The reason for this somewhat perverse result is that the cut in the $45,000-$90,000 tax bracket benefits all tax filers in higher brackets. Ottawa economist Andrew Jackson, policy advisor to the Broadbent Institute, has estimated that for the country as a whole, one half of the tax savings from the MCTC will go to the top 10% of tax filers. In a paper published this week, the Canadian Centre for Policy Alternatives suggested four ways in which revenue raised from the increased rate on the plus-$200,000 earners could actually be deployed to provide greater benefit to the middle class – i.e. those earning between $36,000 and $62,000. The CCPA’s top choice to replace the MCTC is a significant increase in the Working Income Tax Benefit.[1] Others have suggested that putting the money into affordable child care would be more help to middle class and all other families with children. Considering that the NDP’s signature $15 a day child care plan would have spent under $600 million for 123,000 spaces next year, the $3.4 billion going into the MCTC would pretty much solve the day care crisis in this country.

Child Benefit plan no fix?

Despite critiques such as those from the CCPA, critics have been restrained in their comments on the questionable attack on inequality represented by the MCTC. That’s because two other platform promises by the Liberals would supposedly make inroads against inequality by reducing poverty among seniors and families with children.[2] The commitment to seniors – a 10% increase in the Guaranteed Income Supplement for single pensioners – appears straightforward. The Canada Child Benefit, on the other hand, seems to suffer some of the same defects as the MCTC by directing too much of the benefit to the middle and top.

On the positive side, three existing child benefit programs (the Canada Child Benefit, the Universal Child Care Benefit (UCCB) and the National Child Benefit Supplement), would be rolled into one. The Liberals would add $2.0 billion re-deployed from the Harper government’s misbegotten income splitting initiative and $1.8 billion in new money to create the non-taxable Canada Child Benefit. In keeping with Trudeau’s campaign rhetoric against sending child care cheques to millionaires, the benefits would stop once family income reaches $192,000.

There’s no question that between the Harper Conservatives and the Trudeau Liberals there is a sudden build up in child benefits. In 2013-14 the feds put a total of just over  $13 billion into child benefits. The Conservatives upped the total to a projected $18 billion this year (mainly through the UCCB) and the Liberals are proposing to bring it to $21.7 billion – that’s an increase of about 75% in two years. The issue is how the proceeds of the enriched program are to be distributed.

Impact on child poverty

The Liberals say the new CCB will lift 315,000 Canadian children out of poverty. This is good, but it will still leave nearly 800,000 to one million kids living below the poverty line.

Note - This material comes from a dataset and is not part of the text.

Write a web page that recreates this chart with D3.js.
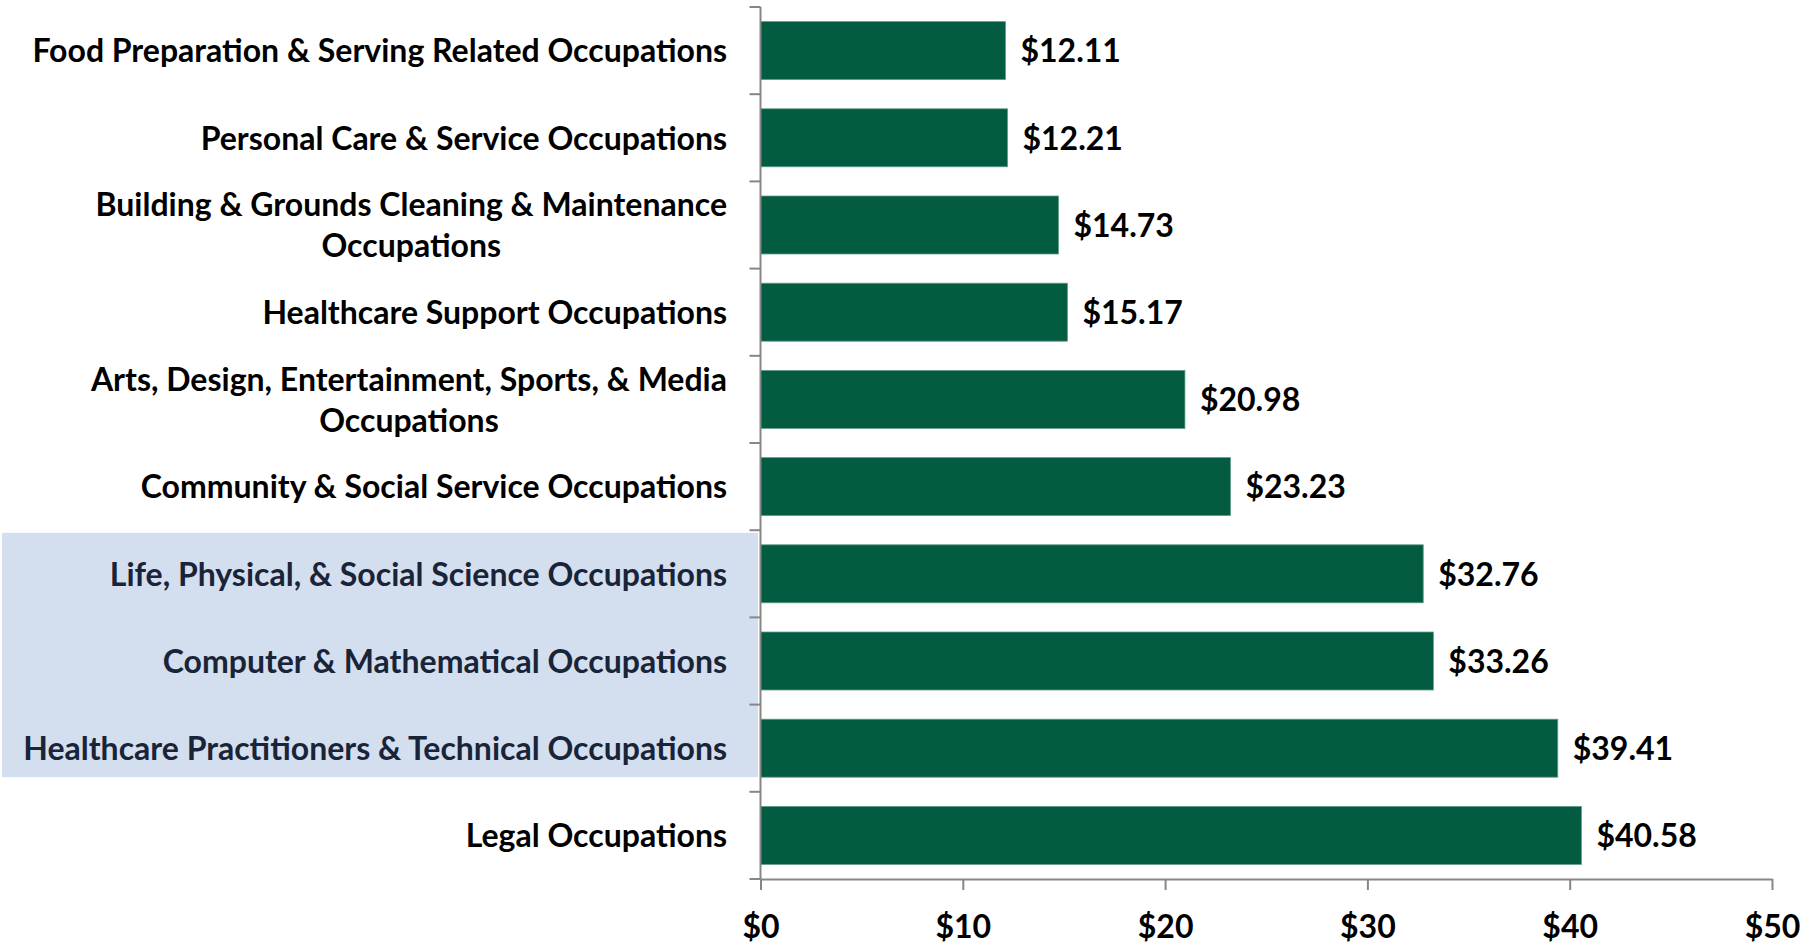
<!DOCTYPE html>
<html>
<head>
<meta charset="utf-8">
<script src="https://cdn.jsdelivr.net/npm/d3@7"></script>
<style>
  body { margin: 0; background: #fff; }
  text { font-family: Lato, "Open Sans", sans-serif; font-weight: 700; }
</style>
</head>
<body>
<script>
var width = 1806,
    height = 945;

// occupations, top to bottom
var categories = [
  ["Food Preparation & Serving Related Occupations"],
  ["Personal Care & Service Occupations"],
  ["Building & Grounds Cleaning & Maintenance", "Occupations"],
  ["Healthcare Support Occupations"],
  ["Arts, Design, Entertainment, Sports, & Media", "Occupations"],
  ["Community & Social Service Occupations"],
  ["Life, Physical, & Social Science Occupations"],
  ["Computer & Mathematical Occupations"],
  ["Healthcare Practitioners & Technical Occupations"],
  ["Legal Occupations"]
];
var wages = [12.11, 12.21, 14.73, 15.17, 20.98, 23.23, 32.76, 33.26, 39.41, 40.58];
var highlighted = [6, 7, 8];
var xTicks = [0, 10, 20, 30, 40, 50];

var fs = 32;

var svg = d3.select("body").append("svg")
    .attr("width", width)
    .attr("height", height);

var x = d3.scaleLinear().domain([0, 50]).range([760.5, 1772]);
var y = d3.scaleBand().domain(d3.range(categories.length))
    .range([7, 879]).paddingInner(0.335).paddingOuter(0.1675);

// highlight box behind the three labels
var hTop = y(highlighted[0]) - 12,
    hBot = y(highlighted[highlighted.length - 1]) + y.bandwidth();
svg.append("rect")
    .attr("x", 2).attr("y", hTop)
    .attr("width", 756).attr("height", hBot - hTop)
    .attr("fill", "#d3dfee");

// bars
svg.selectAll("rect.bar").data(wages).enter().append("rect")
    .attr("class", "bar")
    .attr("x", x(0))
    .attr("y", function(d, i) { return y(i); })
    .attr("width", function(d) { return x(d) - x(0); })
    .attr("height", y.bandwidth())
    .attr("fill", "#035b42")
    .attr("stroke", "#5f9c88")
    .attr("stroke-width", 0.8);

// value labels
svg.selectAll("text.val").data(wages).enter().append("text")
    .attr("class", "val")
    .attr("x", function(d) { return x(d) + 15; })
    .attr("y", function(d, i) { return y(i) + y.bandwidth() / 2; })
    .attr("dy", "0.37em")
    .attr("font-size", fs)
    .attr("fill", "#000")
    .text(function(d) { return "$" + d.toFixed(2); });

// category labels (multi-line ones centered under first line, block right-aligned)
var labelRight = 727, lineGap = 41;
categories.forEach(function(lines, i) {
  var cy = y(i) + y.bandwidth() / 2;
  var col = highlighted.indexOf(i) >= 0 ? "#1a2438" : "#000";
  var first = svg.append("text")
      .attr("x", labelRight)
      .attr("y", cy - (lines.length - 1) * lineGap / 2)
      .attr("dy", "0.37em")
      .attr("text-anchor", "end")
      .attr("font-size", fs)
      .attr("fill", col)
      .text(lines[0]);
  if (lines.length > 1) {
    var w = first.node().getComputedTextLength();
    for (var k = 1; k < lines.length; k++) {
      svg.append("text")
          .attr("x", labelRight - w / 2)
          .attr("y", cy - (lines.length - 1) * lineGap / 2 + k * lineGap)
          .attr("dy", "0.37em")
          .attr("text-anchor", "middle")
          .attr("font-size", fs)
          .attr("fill", col)
          .text(lines[k]);
    }
  }
});

// vertical category axis with ticks on band boundaries
var axisCol = "#868686";
svg.append("line")
    .attr("x1", x(0)).attr("x2", x(0))
    .attr("y1", 7).attr("y2", 879)
    .attr("stroke", axisCol).attr("stroke-width", 2);
svg.selectAll("line.ctick").data(d3.range(categories.length + 1)).enter().append("line")
    .attr("class", "ctick")
    .attr("x1", x(0) - 11).attr("x2", x(0))
    .attr("y1", function(i) { return 7 + i * y.step(); })
    .attr("y2", function(i) { return 7 + i * y.step(); })
    .attr("stroke", axisCol).attr("stroke-width", 2);

// horizontal value axis
var xAxis = svg.append("g")
    .attr("transform", "translate(0,879)")
    .call(d3.axisBottom(x).tickValues(xTicks).tickSize(11).tickSizeOuter(0)
      .tickFormat(function(d) { return "$" + d; }));
xAxis.select(".domain").attr("stroke", axisCol).attr("stroke-width", 2);
xAxis.selectAll(".tick line").attr("stroke", axisCol).attr("stroke-width", 2);
xAxis.selectAll(".tick text")
    .attr("font-size", fs)
    .attr("font-family", "Lato, sans-serif")
    .attr("fill", "#000")
    .attr("y", 36)
    .attr("dy", "0.71em");
</script>
</body>
</html>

In 2012, the anti-poverty group, Campaign 2000, estimated the number of children living in poverty at more than 1,330,000. Statistics Canada reported in 2013 that 16.5% of children younger than 18 – about 1,147,000 in all – were living in low-income households, defined as income below $29,640 for a two-person family and $41,866 for a four-person one.

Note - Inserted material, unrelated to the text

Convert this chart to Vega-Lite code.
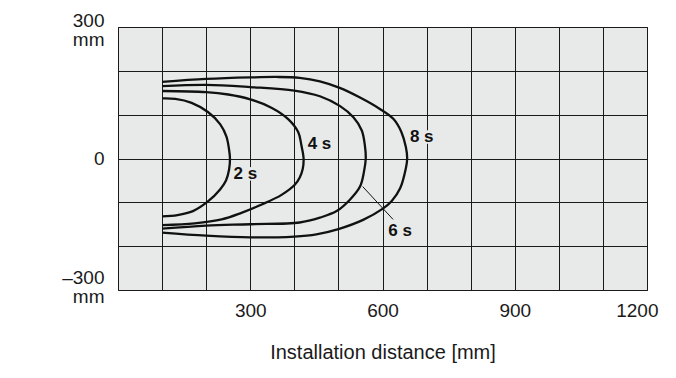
{
  "$schema": "https://vega.github.io/schema/vega-lite/v6.json",
  "width": 529,
  "height": 263,
  "autosize": {"type": "none"},
  "padding": {"left": 118, "top": 27, "right": 29, "bottom": 88},
  "background": "white",
  "config": {
    "view": {"fill": "#e8e9e9", "stroke": "#1a1a1a", "strokeWidth": 1},
    "font": "Liberation Sans"
  },
  "datasets": {
    "curves": [
      {"curve": "2 s", "i": 0, "x": 100, "y": 137},
      {"curve": "2 s", "i": 1, "x": 130, "y": 136},
      {"curve": "2 s", "i": 2, "x": 167, "y": 127},
      {"curve": "2 s", "i": 3, "x": 204, "y": 106},
      {"curve": "2 s", "i": 4, "x": 232, "y": 78},
      {"curve": "2 s", "i": 5, "x": 246, "y": 50},
      {"curve": "2 s", "i": 6, "x": 252, "y": 20},
      {"curve": "2 s", "i": 7, "x": 254, "y": 0},
      {"curve": "2 s", "i": 8, "x": 252, "y": -25},
      {"curve": "2 s", "i": 9, "x": 245, "y": -50},
      {"curve": "2 s", "i": 10, "x": 232, "y": -70},
      {"curve": "2 s", "i": 11, "x": 204, "y": -98},
      {"curve": "2 s", "i": 12, "x": 170, "y": -120},
      {"curve": "2 s", "i": 13, "x": 135, "y": -129},
      {"curve": "2 s", "i": 14, "x": 100, "y": -132},
      {"curve": "4 s", "i": 0, "x": 100, "y": 154},
      {"curve": "4 s", "i": 1, "x": 200, "y": 151.5},
      {"curve": "4 s", "i": 2, "x": 250, "y": 146},
      {"curve": "4 s", "i": 3, "x": 300, "y": 135},
      {"curve": "4 s", "i": 4, "x": 348, "y": 116},
      {"curve": "4 s", "i": 5, "x": 386, "y": 90},
      {"curve": "4 s", "i": 6, "x": 409, "y": 60},
      {"curve": "4 s", "i": 7, "x": 416, "y": 30},
      {"curve": "4 s", "i": 8, "x": 421, "y": 0},
      {"curve": "4 s", "i": 9, "x": 419, "y": -24},
      {"curve": "4 s", "i": 10, "x": 412, "y": -44},
      {"curve": "4 s", "i": 11, "x": 401, "y": -60},
      {"curve": "4 s", "i": 12, "x": 371, "y": -83},
      {"curve": "4 s", "i": 13, "x": 326, "y": -105},
      {"curve": "4 s", "i": 14, "x": 280, "y": -124},
      {"curve": "4 s", "i": 15, "x": 235, "y": -139},
      {"curve": "4 s", "i": 16, "x": 174, "y": -148},
      {"curve": "4 s", "i": 17, "x": 100, "y": -152},
      {"curve": "6 s", "i": 0, "x": 100, "y": 165},
      {"curve": "6 s", "i": 1, "x": 200, "y": 168},
      {"curve": "6 s", "i": 2, "x": 300, "y": 163},
      {"curve": "6 s", "i": 3, "x": 400, "y": 155},
      {"curve": "6 s", "i": 4, "x": 458, "y": 142},
      {"curve": "6 s", "i": 5, "x": 503, "y": 120},
      {"curve": "6 s", "i": 6, "x": 534, "y": 94},
      {"curve": "6 s", "i": 7, "x": 553, "y": 64},
      {"curve": "6 s", "i": 8, "x": 560, "y": 30},
      {"curve": "6 s", "i": 9, "x": 562, "y": 0},
      {"curve": "6 s", "i": 10, "x": 558, "y": -30},
      {"curve": "6 s", "i": 11, "x": 549, "y": -64},
      {"curve": "6 s", "i": 12, "x": 526, "y": -94},
      {"curve": "6 s", "i": 13, "x": 496, "y": -120},
      {"curve": "6 s", "i": 14, "x": 458, "y": -135},
      {"curve": "6 s", "i": 15, "x": 412, "y": -146},
      {"curve": "6 s", "i": 16, "x": 300, "y": -150},
      {"curve": "6 s", "i": 17, "x": 200, "y": -153},
      {"curve": "6 s", "i": 18, "x": 100, "y": -160},
      {"curve": "8 s", "i": 0, "x": 100, "y": 175},
      {"curve": "8 s", "i": 1, "x": 200, "y": 181.5},
      {"curve": "8 s", "i": 2, "x": 300, "y": 185},
      {"curve": "8 s", "i": 3, "x": 360, "y": 186},
      {"curve": "8 s", "i": 4, "x": 412, "y": 184},
      {"curve": "8 s", "i": 5, "x": 458, "y": 176},
      {"curve": "8 s", "i": 6, "x": 503, "y": 161},
      {"curve": "8 s", "i": 7, "x": 549, "y": 139},
      {"curve": "8 s", "i": 8, "x": 594, "y": 113},
      {"curve": "8 s", "i": 9, "x": 625, "y": 90},
      {"curve": "8 s", "i": 10, "x": 643, "y": 60},
      {"curve": "8 s", "i": 11, "x": 653, "y": 26},
      {"curve": "8 s", "i": 12, "x": 656, "y": 0},
      {"curve": "8 s", "i": 13, "x": 653, "y": -22},
      {"curve": "8 s", "i": 14, "x": 640, "y": -68},
      {"curve": "8 s", "i": 15, "x": 621, "y": -97},
      {"curve": "8 s", "i": 16, "x": 600, "y": -115},
      {"curve": "8 s", "i": 17, "x": 556, "y": -140},
      {"curve": "8 s", "i": 18, "x": 500, "y": -161},
      {"curve": "8 s", "i": 19, "x": 450, "y": -173},
      {"curve": "8 s", "i": 20, "x": 400, "y": -178},
      {"curve": "8 s", "i": 21, "x": 300, "y": -180},
      {"curve": "8 s", "i": 22, "x": 200, "y": -176},
      {"curve": "8 s", "i": 23, "x": 100, "y": -169}
    ],
    "labels": [
      {"label": "2 s", "x": 289, "y": -35},
      {"label": "4 s", "x": 457, "y": 34},
      {"label": "8 s", "x": 689, "y": 49},
      {"label": "6 s", "x": 640, "y": -166}
    ],
    "leader": [
      {"x": 555, "y": -64, "x2": 624, "y2": -139}
    ]
  },
  "encoding": {
    "x": {
      "field": "x",
      "type": "quantitative",
      "scale": {"domain": [0, 1200], "nice": false, "zero": false},
      "axis": {
        "values": [0, 100, 200, 300, 400, 500, 600, 700, 800, 900, 1000, 1100, 1200],
        "format": "d",
        "labelExpr": "datum.value % 300 === 0 && datum.value > 0 ? datum.label : ''",
        "labelOverlap": false,
        "labelFlush": true,
        "labelFlushOffset": 11,
        "title": "Installation distance [mm]",
        "grid": true,
        "gridColor": "#1a1a1a",
        "gridOpacity": 1,
        "gridWidth": 1,
        "ticks": false,
        "domain": false,
        "labelFontSize": 19,
        "labelColor": "#1a1a1a",
        "labelPadding": 11,
        "titleFontSize": 20,
        "titleFontWeight": "normal",
        "titleColor": "#1a1a1a",
        "titlePadding": 22
      }
    },
    "y": {
      "field": "y",
      "type": "quantitative",
      "scale": {"domain": [-300, 300], "nice": false, "zero": false},
      "axis": {
        "values": [-300, -200, -100, 0, 100, 200, 300],
        "labelExpr": "datum.value === 300 ? ['300', 'mm'] : datum.value === -300 ? ['–300', 'mm'] : datum.value === 0 ? '0' : ''",
        "labelOverlap": false,
        "title": null,
        "grid": true,
        "gridColor": "#1a1a1a",
        "gridOpacity": 1,
        "gridWidth": 1,
        "ticks": false,
        "domain": false,
        "labelFontSize": 19,
        "labelLineHeight": 19,
        "labelColor": "#1a1a1a",
        "labelPadding": 14,
        "labelAlign": "right",
        "labelBaseline": "middle",
        "labelOffset": {
          "condition": [
            {"test": "datum.value === 300", "value": -7},
            {"test": "datum.value === -300", "value": -13}
          ],
          "value": 0
        }
      }
    }
  },
  "layer": [
    {
      "data": {"name": "labels"},
      "mark": {"type": "point", "shape": "M-1,-0.45H1V0.45H-1Z", "filled": true, "fill": "#e8e9e9", "opacity": 1, "strokeWidth": 0, "size": 900}
    },
    {
      "data": {"name": "curves"},
      "mark": {"type": "line", "interpolate": "catmull-rom", "color": "#111111", "strokeWidth": 2.3},
      "encoding": {
        "detail": {"field": "curve"},
        "order": {"field": "i", "type": "quantitative"}
      }
    },
    {
      "data": {"name": "leader"},
      "mark": {"type": "rule", "color": "#111111", "strokeWidth": 1},
      "encoding": {
        "x2": {"field": "x2"},
        "y2": {"field": "y2"}
      }
    },
    {
      "data": {"name": "labels"},
      "mark": {"type": "text", "fontWeight": "bold", "fontSize": 17, "color": "#111111", "font": "Liberation Sans"},
      "encoding": {
        "text": {"field": "label"}
      }
    }
  ]
}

Despite the proposed infusion of cash into child benefits, three out of four of those children will remain in poverty because of the Liberal emphasis on the middle class. In a campaign interview with CBC’s Peter Mansbridge, Justin Trudeau described the “typical” middle-class family as one with four members, including two children, with $90,000 in household income. That particular middle class family was the target of the Liberal campaign and is featured on the first page of the Liberal platform. Child benefits to that family will go from $3,300 now to $5,875 with the CCB. That family will also stand a good chance of benefitting from the middle class tax cut. Indeed, if it’s a single-earner household, Trudeau’s “typical” family would get the full benefit of the MCTC, which on top of the increase through the Canada Child Benefit, would leave it better off to the tune of $3,545.

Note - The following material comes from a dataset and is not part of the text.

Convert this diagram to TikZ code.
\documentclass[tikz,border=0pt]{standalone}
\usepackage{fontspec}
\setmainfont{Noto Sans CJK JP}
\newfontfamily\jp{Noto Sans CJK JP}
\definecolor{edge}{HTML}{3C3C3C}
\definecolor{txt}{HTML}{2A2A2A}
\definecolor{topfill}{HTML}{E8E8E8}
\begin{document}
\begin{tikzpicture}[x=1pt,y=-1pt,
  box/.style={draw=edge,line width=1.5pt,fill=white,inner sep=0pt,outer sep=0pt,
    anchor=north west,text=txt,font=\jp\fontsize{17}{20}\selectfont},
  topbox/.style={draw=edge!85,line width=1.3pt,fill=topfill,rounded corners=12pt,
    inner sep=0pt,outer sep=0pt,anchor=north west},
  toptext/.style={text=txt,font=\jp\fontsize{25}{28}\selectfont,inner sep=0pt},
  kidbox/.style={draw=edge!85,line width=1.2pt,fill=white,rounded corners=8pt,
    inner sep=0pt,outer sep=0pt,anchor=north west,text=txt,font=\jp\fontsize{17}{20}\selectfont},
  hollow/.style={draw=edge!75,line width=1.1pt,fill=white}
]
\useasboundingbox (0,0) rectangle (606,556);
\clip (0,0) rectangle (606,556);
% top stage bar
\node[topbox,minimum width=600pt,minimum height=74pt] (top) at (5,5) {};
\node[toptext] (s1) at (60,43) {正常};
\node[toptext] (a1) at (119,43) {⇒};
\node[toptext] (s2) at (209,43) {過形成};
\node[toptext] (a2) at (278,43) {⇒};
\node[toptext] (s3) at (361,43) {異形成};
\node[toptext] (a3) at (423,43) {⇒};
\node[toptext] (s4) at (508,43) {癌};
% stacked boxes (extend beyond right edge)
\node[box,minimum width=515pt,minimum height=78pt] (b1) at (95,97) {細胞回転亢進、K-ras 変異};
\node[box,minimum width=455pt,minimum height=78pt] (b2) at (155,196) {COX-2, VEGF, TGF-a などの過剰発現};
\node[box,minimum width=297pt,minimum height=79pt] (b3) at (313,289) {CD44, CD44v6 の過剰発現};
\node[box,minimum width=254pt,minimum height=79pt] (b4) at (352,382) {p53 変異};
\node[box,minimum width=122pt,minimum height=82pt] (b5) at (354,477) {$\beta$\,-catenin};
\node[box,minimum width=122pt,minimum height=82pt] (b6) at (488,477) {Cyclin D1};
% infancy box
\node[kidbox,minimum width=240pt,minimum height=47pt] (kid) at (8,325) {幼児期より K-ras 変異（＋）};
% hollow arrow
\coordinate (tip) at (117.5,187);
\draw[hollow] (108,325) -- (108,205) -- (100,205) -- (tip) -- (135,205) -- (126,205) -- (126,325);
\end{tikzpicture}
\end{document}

Meanwhile, according to the Liberal platform, benefits for a family with two children and a household income of $15,000 would go from $10,175 under the current setup to $11,800 under the CCB, an increase of $1,625. And that family will not benefit at all from the MCTC. A plan that potentially gives more than twice as much in increased benefits to a family at $90,000 than it provides to a family at $15,000 seems more designed to attract middle class votes rather than seriously tackling poverty. In that respect, the Liberal platform also presents the case of a family with two kids and a household income of $140,000. That family’s benefit will go from $2,050 currently, to $3,125 under the CCB. Using the most extreme case, if that $140,000 household consisted of two earners at $70,000 each, the yield from the middle class tax cuts would be worth a combined $750, pushing the benefit from the two measures to $1,825, $200 more than the family buried below the poverty line at $15,000.

The Liberals have put the Canada Child Benefit on hold until at least July 1, 2016, to allow time to talk with provincial governments about the impact of the increased CCB on income-tested provincial or municipal subsidies. The feds and the provinces will also be discussing day care and how infrastructure money – The Liberals’ other big ticket platform promise – may be used to do something about rates for unsubsidized spaces that now run as high as $3,000 a month for two kids in Toronto and $1,600 a month for an infant and toddler in Halifax. The Liberals showed this week they are able to be flexible when it comes to implementing the details of their campaign promises. Hopefully they will use the next six months to re-think and re-work their child benefit initiatives to direct more help to families most in need.